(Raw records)
──────────

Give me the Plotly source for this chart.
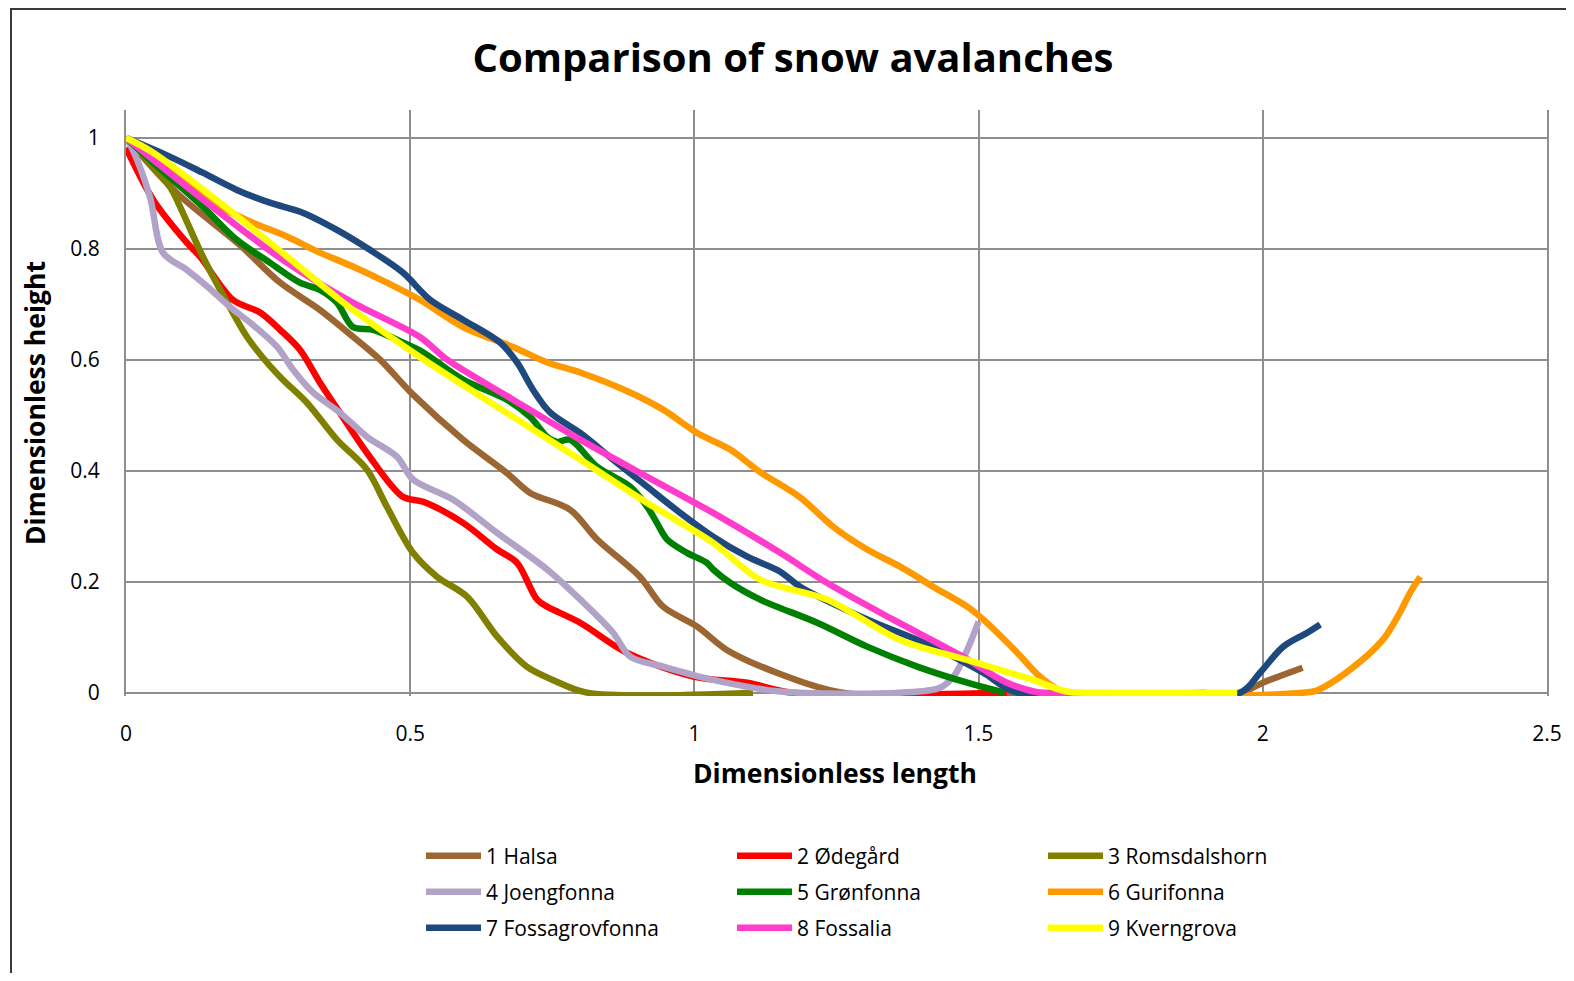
import plotly.graph_objects as go

# ---- data (dimensionless length, dimensionless height) ----
names = ["1 Halsa", "2 Ødegård", "3 Romsdalshorn", "4 Joengfonna", "5 Grønfonna",
         "6 Gurifonna", "7 Fossagrovfonna", "8 Fossalia", "9 Kverngrova"]
colors = ["#9b6632", "#ff0000", "#808000", "#b3a2c7", "#008000",
          "#ff9900", "#1f497d", "#ff3ccc", "#ffff00"]

halsa_x = [0, 0.09, 0.2, 0.271, 0.341, 0.4, 0.447, 0.505, 0.593, 0.67, 0.711, 0.781, 0.829,
           0.904, 0.945, 1.005, 1.057, 1.145, 1.261, 1.6, 1.96, 2.0, 2.07]
halsa_y = [1.0, 0.90, 0.807, 0.739, 0.69, 0.641, 0.6, 0.537, 0.456, 0.396, 0.36, 0.33, 0.276,
           0.209, 0.155, 0.119, 0.077, 0.036, 0.0, 0.0, 0.0, 0.018, 0.045]

odegard_x = [0, 0.048, 0.107, 0.13, 0.188, 0.236, 0.271, 0.306, 0.341, 0.376, 0.424, 0.487,
             0.523, 0.593, 0.653, 0.688, 0.723, 0.741, 0.799, 0.881, 0.998, 1.093, 1.173, 1.55]
odegard_y = [0.982, 0.888, 0.811, 0.786, 0.708, 0.685, 0.654, 0.618, 0.559, 0.505, 0.432, 0.353,
             0.344, 0.306, 0.258, 0.234, 0.168, 0.155, 0.126, 0.072, 0.029, 0.018, 0.0, 0.0]

romsdal_x = [0, 0.077, 0.095, 0.135, 0.178, 0.213, 0.248, 0.276, 0.318, 0.371, 0.424, 0.459,
             0.505, 0.547, 0.6, 0.653, 0.705, 0.751, 0.811, 1.103]
romsdal_y = [1.0, 0.912, 0.876, 0.786, 0.703, 0.641, 0.595, 0.564, 0.523, 0.456, 0.402, 0.335,
             0.252, 0.209, 0.173, 0.101, 0.047, 0.023, 0.0, 0.0]

joeng_x = [0, 0.012, 0.042, 0.065, 0.107, 0.143, 0.183, 0.223, 0.266, 0.294, 0.329, 0.376,
           0.424, 0.477, 0.505, 0.575, 0.653, 0.741, 0.799, 0.857, 0.887, 0.945, 1.033, 1.151,
           1.362, 1.432, 1.458, 1.48, 1.5]
joeng_y = [1.0, 0.978, 0.894, 0.793, 0.762, 0.732, 0.695, 0.663, 0.623, 0.582, 0.541, 0.505,
           0.461, 0.425, 0.384, 0.348, 0.288, 0.222, 0.168, 0.108, 0.065, 0.047, 0.023, 0.002,
           0.0, 0.009, 0.032, 0.077, 0.128]

gron_x = [0, 0.048, 0.135, 0.195, 0.253, 0.306, 0.341, 0.371, 0.399, 0.435, 0.487, 0.523,
          0.593, 0.67, 0.711, 0.741, 0.758, 0.781, 0.829, 0.887, 0.917, 0.934, 0.952, 0.987,
          1.022, 1.033, 1.063, 1.115, 1.216, 1.304, 1.392, 1.48, 1.546]
gron_y = [1.0, 0.955, 0.876, 0.816, 0.775, 0.739, 0.726, 0.703, 0.659, 0.654, 0.631, 0.613,
          0.564, 0.528, 0.497, 0.461, 0.452, 0.456, 0.407, 0.371, 0.335, 0.306, 0.276, 0.252,
          0.234, 0.222, 0.198, 0.168, 0.126, 0.083, 0.047, 0.018, 0.0]

guri_x = [0, 0.107, 0.165, 0.223, 0.283, 0.341, 0.399, 0.459, 0.517, 0.593, 0.681, 0.741,
          0.799, 0.887, 0.945, 1.005, 1.063, 1.115, 1.186, 1.244, 1.304, 1.362, 1.42, 1.48,
          1.508, 1.568, 1.608, 1.655, 2.071, 2.095, 2.153, 2.211, 2.241, 2.259, 2.277]
guri_y = [1.0, 0.924, 0.876, 0.847, 0.822, 0.793, 0.768, 0.739, 0.708, 0.659, 0.623, 0.595,
          0.577, 0.541, 0.51, 0.468, 0.438, 0.398, 0.352, 0.299, 0.258, 0.227, 0.191, 0.155,
          0.132, 0.072, 0.029, 0.0, 0.0, 0.004, 0.041, 0.095, 0.144, 0.18, 0.209]

fossag_x = [0, 0.077, 0.135, 0.195, 0.253, 0.311, 0.371, 0.429, 0.487, 0.535, 0.593, 0.658,
            0.688, 0.716, 0.746, 0.799, 0.857, 0.917, 0.975, 1.033, 1.093, 1.151, 1.186, 1.304,
            1.42, 1.508, 1.568, 1.96, 1.995, 2.036, 2.078, 2.101]
fossag_y = [1.0, 0.966, 0.937, 0.906, 0.883, 0.865, 0.834, 0.798, 0.757, 0.708, 0.672, 0.631,
            0.595, 0.546, 0.505, 0.468, 0.42, 0.371, 0.324, 0.281, 0.245, 0.218, 0.191, 0.132,
            0.083, 0.036, 0.0, 0.0, 0.036, 0.083, 0.108, 0.123]

fossalia_x = [0, 0.165, 0.283, 0.399, 0.517, 0.565, 0.681, 0.799, 0.917, 1.033, 1.151, 1.233,
              1.349, 1.467, 1.55, 1.608, 1.9]
fossalia_y = [1.0, 0.865, 0.775, 0.703, 0.641, 0.6, 0.528, 0.456, 0.389, 0.324, 0.252, 0.198,
              0.132, 0.068, 0.018, 0.0, 0.0]

kvern_x = [0, 0.048, 0.165, 0.283, 0.399, 0.517, 0.681, 0.799, 0.917, 1.033, 1.115, 1.233,
           1.362, 1.48, 1.538, 1.596, 1.655, 1.714, 1.955]
kvern_y = [1.0, 0.973, 0.883, 0.786, 0.69, 0.605, 0.497, 0.42, 0.342, 0.27, 0.204, 0.168,
           0.095, 0.059, 0.041, 0.023, 0.002, 0.0, 0.0]

series_x = [halsa_x, odegard_x, romsdal_x, joeng_x, gron_x, guri_x, fossag_x, fossalia_x, kvern_x]
series_y = [halsa_y, odegard_y, romsdal_y, joeng_y, gron_y, guri_y, fossag_y, fossalia_y, kvern_y]

x_ticks = [0, 0.5, 1, 1.5, 2, 2.5]
x_tick_text = ["0", "0.5", "1", "1.5", "2", "2.5"]
y_ticks = [0, 0.2, 0.4, 0.6, 0.8, 1]
y_tick_text = ["0", "0.2", "0.4", "0.6", "0.8", "1"]

FONT = "Open Sans"
OFF = 8                      # default page body margin
W, H = 1574 - 2 * OFF, 981 - 2 * OFF
L, R, T, B = 118, 19, 102, 277
pw = W - L - R
ph = H - T - B


def px_x(ref_px):
    return (ref_px - OFF - L) / pw


def px_y(ref_py):
    return (H - B - (ref_py - OFF)) / ph


fig = go.Figure()
legend_ids = ["legend", "legend", "legend", "legend2", "legend2", "legend2",
              "legend3", "legend3", "legend3"]
for i in range(9):
    fig.add_trace(go.Scatter(
        x=series_x[i], y=series_y[i], name=names[i], mode="lines",
        line=dict(color=colors[i], width=6.5, shape="spline", smoothing=0.9),
        legend=legend_ids[i],
    ))

leg_common = dict(orientation="h", font=dict(family=FONT, size=21, color="#000000"),
                  entrywidth=241, entrywidthmode="pixels", itemwidth=55,
                  bgcolor="rgba(0,0,0,0)", xanchor="left", yanchor="middle",
                  traceorder="normal", itemclick=False, itemdoubleclick=False)
lx = px_x(421)
fig.update_layout(
    width=W, height=H,
    margin=dict(l=L, r=R, t=T, b=B, autoexpand=False),
    paper_bgcolor="white", plot_bgcolor="white",
    title=dict(text="<b>Comparison of snow avalanches</b>", x=(793 - OFF) / W, xanchor="center",
               y=1 - (58 - OFF) / H, yanchor="middle", yref="container",
               font=dict(family=FONT, size=40, color="#000000")),
    xaxis=dict(range=[0, 2.5], tickvals=x_ticks, ticktext=x_tick_text,
               showgrid=True, gridcolor="#8e8e8e", gridwidth=2,
               showline=False, zeroline=False, ticks="",
               tickfont=dict(family=FONT, size=21, color="#000000"), ticklabelstandoff=23),
    yaxis=dict(range=[-0.006, 1.05], tickvals=y_ticks, ticktext=y_tick_text,
               showgrid=True, gridcolor="#8e8e8e", gridwidth=2,
               showline=True, linecolor="#8e8e8e", linewidth=2, mirror=True,
               zeroline=True, zerolinecolor="#8e8e8e", zerolinewidth=2, ticks="",
               tickfont=dict(family=FONT, size=21, color="#000000"), ticklabelstandoff=20),
    legend=dict(x=lx, y=px_y(856), **leg_common),
    legend2=dict(x=lx, y=px_y(892), **leg_common),
    legend3=dict(x=lx, y=px_y(928), **leg_common),
    showlegend=True,
)

fig.add_annotation(text="<b>Dimensionless length</b>", x=px_x(835), y=px_y(773),
                   xref="paper", yref="paper", showarrow=False,
                   xanchor="center", yanchor="middle",
                   font=dict(family=FONT, size=26.5, color="#000000"))
fig.add_annotation(text="<b>Dimensionless height</b>", x=px_x(35), y=px_y(403),
                   xref="paper", yref="paper", showarrow=False, textangle=-90,
                   xanchor="center", yanchor="middle",
                   font=dict(family=FONT, size=26.5, color="#000000"))

# outer chart border (right and bottom edges fall outside the picture)
fig.add_shape(type="rect", xref="paper", yref="paper",
              x0=px_x(11), x1=px_x(1600), y0=px_y(1010), y1=px_y(9),
              line=dict(color="#3a3a3a", width=2), fillcolor="rgba(0,0,0,0)", layer="below")

fig.write_html("out.html")
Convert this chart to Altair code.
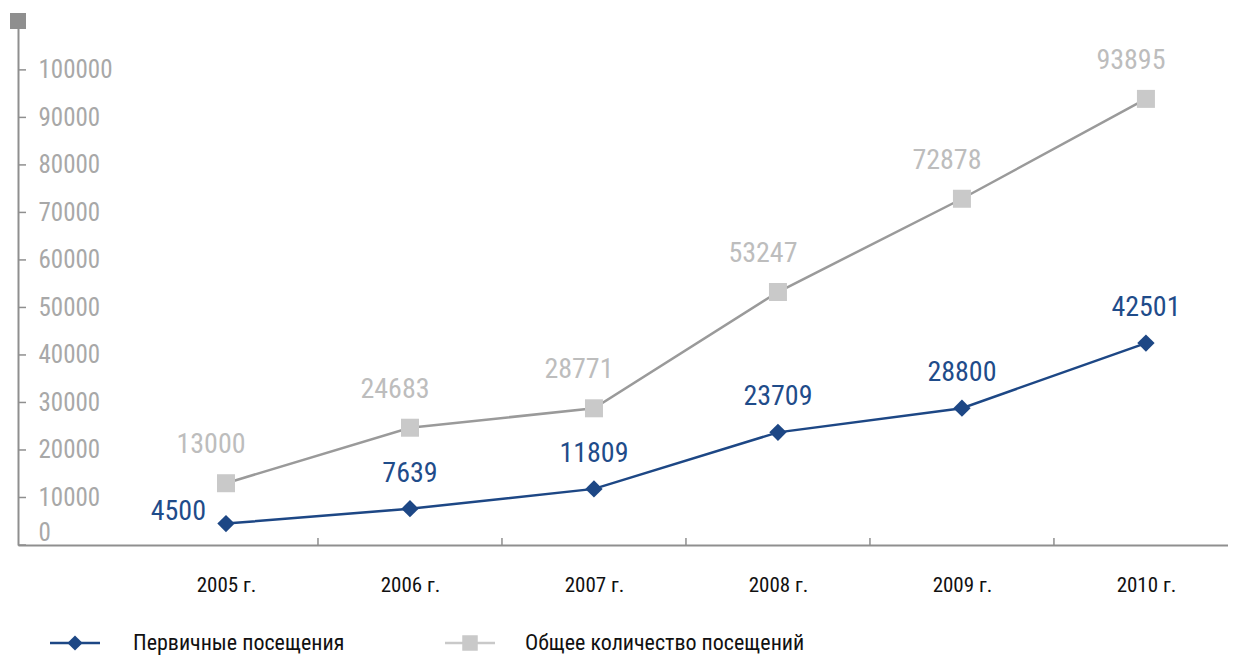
import altair as alt
import pandas as pd

# ---- data ----
years = ["2005 г.", "2006 г.", "2007 г.", "2008 г.", "2009 г.", "2010 г."]
primary = [4500, 7639, 11809, 23709, 28800, 42501]
total = [13000, 24683, 28771, 53247, 72878, 93895]
series_names = ["Первичные посещения", "Общее количество посещений"]
y_ticks = [0, 10000, 20000, 30000, 40000, 50000, 60000, 70000, 80000, 90000, 100000]

FONT = "Roboto Condensed, Liberation Sans Narrow, Roboto, sans-serif"
BLUE = "#1d4785"
BLUE_TXT = "#1f4c8a"
GRAY_LINE = "#9a9a9a"
GRAY_MARK = "#c9c9c9"
GRAY_TXT = "#bdbdbd"
AXIS_GRAY = "#8f8f8f"

W, H = 1210, 525

idx = list(range(len(years)))
df_p = pd.DataFrame({"i": idx, "year": years, "value": primary, "series": series_names[0]})
df_t = pd.DataFrame({"i": idx, "year": years, "value": total, "series": series_names[1]})
bounds = pd.DataFrame({"b": [k + 0.5 for k in idx[:-1]]})
yt = pd.DataFrame({"v": y_ticks})

label_expr = "[" + ",".join("'" + y + "'" for y in years) + "][datum.value]"

xs = alt.Scale(domain=[-1.1304, 5.446], nice=False, zero=False)
ys = alt.Scale(domain=[0, 110500], nice=False, zero=False)

x_axis = alt.Axis(values=idx, labelExpr=label_expr, ticks=False, grid=False,
                  domainColor=AXIS_GRAY, domainWidth=2, labelFont=FONT,
                  labelFontSize=21, labelColor="#111111", labelPadding=29, title=None)
y_axis = alt.Axis(values=y_ticks, format="d", ticks=False, grid=False, domainColor=AXIS_GRAY,
                  domainWidth=2, labelAlign="left", labelPadding=-20, labelFlush=True,
                  labelFont=FONT, labelFontSize=25, labelColor="#a8a8a8", title=None)

X = alt.X("i:Q", scale=xs, axis=x_axis)
Y = alt.Y("value:Q", scale=ys, axis=y_axis)

line_t = alt.Chart(df_t).mark_line(color=GRAY_LINE, strokeWidth=2.5).encode(x=X, y=Y)
line_p = alt.Chart(df_p).mark_line(color=BLUE, strokeWidth=2.5).encode(x=X, y=Y)
pts_t = alt.Chart(df_t).mark_point(shape="square", filled=True, color=GRAY_MARK, size=324, opacity=1).encode(x=X, y=Y)
pts_p = alt.Chart(df_p).mark_point(shape="diamond", filled=True, color=BLUE, size=300, opacity=1).encode(x=X, y=Y)

txt_t = alt.Chart(df_t).mark_text(font=FONT, fontSize=28, color=GRAY_TXT, dy=-38, dx=-15).encode(
    x=X, y=Y, text=alt.Text("value:Q", format="d"))
txt_p = alt.Chart(df_p).transform_filter("datum.i > 0").mark_text(
    font=FONT, fontSize=28, color=BLUE_TXT, dy=-35).encode(x=X, y=Y, text=alt.Text("value:Q", format="d"))
txt_p0 = alt.Chart(df_p).transform_filter("datum.i == 0").mark_text(
    font=FONT, fontSize=28, color=BLUE_TXT, dy=-12, dx=-20, align="right").encode(
    x=X, y=Y, text=alt.Text("value:Q", format="d"))

ytick_rules = alt.Chart(yt).mark_rule(color=AXIS_GRAY, strokeWidth=1.5).encode(
    y=alt.Y("v:Q", scale=ys, axis=y_axis), x=alt.value(0), x2=alt.value(8))
xtick_rules = alt.Chart(bounds).mark_rule(color=AXIS_GRAY, strokeWidth=1.5).encode(
    x=alt.X("b:Q", scale=xs, axis=x_axis), y=alt.value(H), y2=alt.value(H - 7))

top_marker = alt.Chart(pd.DataFrame({"m": [1]})).mark_point(
    shape="square", filled=True, color=AXIS_GRAY, size=256, opacity=1).encode(
    x=alt.value(0), y=alt.value(1))

# manual legend
leg_y = 623
leg_items = []
specs = [
    (series_names[0], BLUE, "diamond", 230, 32, 115),
    (series_names[1], GRAY_MARK, "square", 240, 427, 507),
]
for name, col, shp, sz, x0, xt in specs:
    d = pd.DataFrame({"series": [name]})
    leg_items.append(alt.Chart(d).mark_rule(color=col, strokeWidth=2.5).encode(
        x=alt.value(x0), x2=alt.value(x0 + 50), y=alt.value(leg_y)))
    leg_items.append(alt.Chart(d).mark_point(shape=shp, filled=True, color=col, size=sz, opacity=1).encode(
        x=alt.value(x0 + 25), y=alt.value(leg_y)))
    leg_items.append(alt.Chart(d).mark_text(font=FONT, fontSize=22, color="#111111", align="left",
                                            baseline="middle").encode(
        x=alt.value(xt), y=alt.value(leg_y), text="series:N"))

chart = alt.layer(
    line_t, line_p, pts_t, pts_p, txt_t, txt_p, txt_p0, ytick_rules, xtick_rules, top_marker,
    *leg_items
).properties(
    width=W, height=H,
    autosize=alt.AutoSizeParams(type="none"),
    padding={"left": 10, "top": 12, "right": 0, "bottom": 110},
).configure_view(stroke=None)

chart.save("out.html", embed_options={"renderer": "svg", "actions": False})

──────────

WHAT YOU WILL DO
Using the entries above, repeat exactly the lines from the one with "Convert this chart to Altair code." to the one with "y in years)", both included, and leave the pictures behind.

TASK RESPONSE
Convert this chart to Altair code.
import altair as alt
import pandas as pd

# ---- data ----
years = ["2005 г.", "2006 г.", "2007 г.", "2008 г.", "2009 г.", "2010 г."]
primary = [4500, 7639, 11809, 23709, 28800, 42501]
total = [13000, 24683, 28771, 53247, 72878, 93895]
series_names = ["Первичные посещения", "Общее количество посещений"]
y_ticks = [0, 10000, 20000, 30000, 40000, 50000, 60000, 70000, 80000, 90000, 100000]

FONT = "Roboto Condensed, Liberation Sans Narrow, Roboto, sans-serif"
BLUE = "#1d4785"
BLUE_TXT = "#1f4c8a"
GRAY_LINE = "#9a9a9a"
GRAY_MARK = "#c9c9c9"
GRAY_TXT = "#bdbdbd"
AXIS_GRAY = "#8f8f8f"

W, H = 1210, 525

idx = list(range(len(years)))
df_p = pd.DataFrame({"i": idx, "year": years, "value": primary, "series": series_names[0]})
df_t = pd.DataFrame({"i": idx, "year": years, "value": total, "series": series_names[1]})
bounds = pd.DataFrame({"b": [k + 0.5 for k in idx[:-1]]})
yt = pd.DataFrame({"v": y_ticks})

label_expr = "[" + ",".join("'" + y + "'" for y in years) + "][datum.value]"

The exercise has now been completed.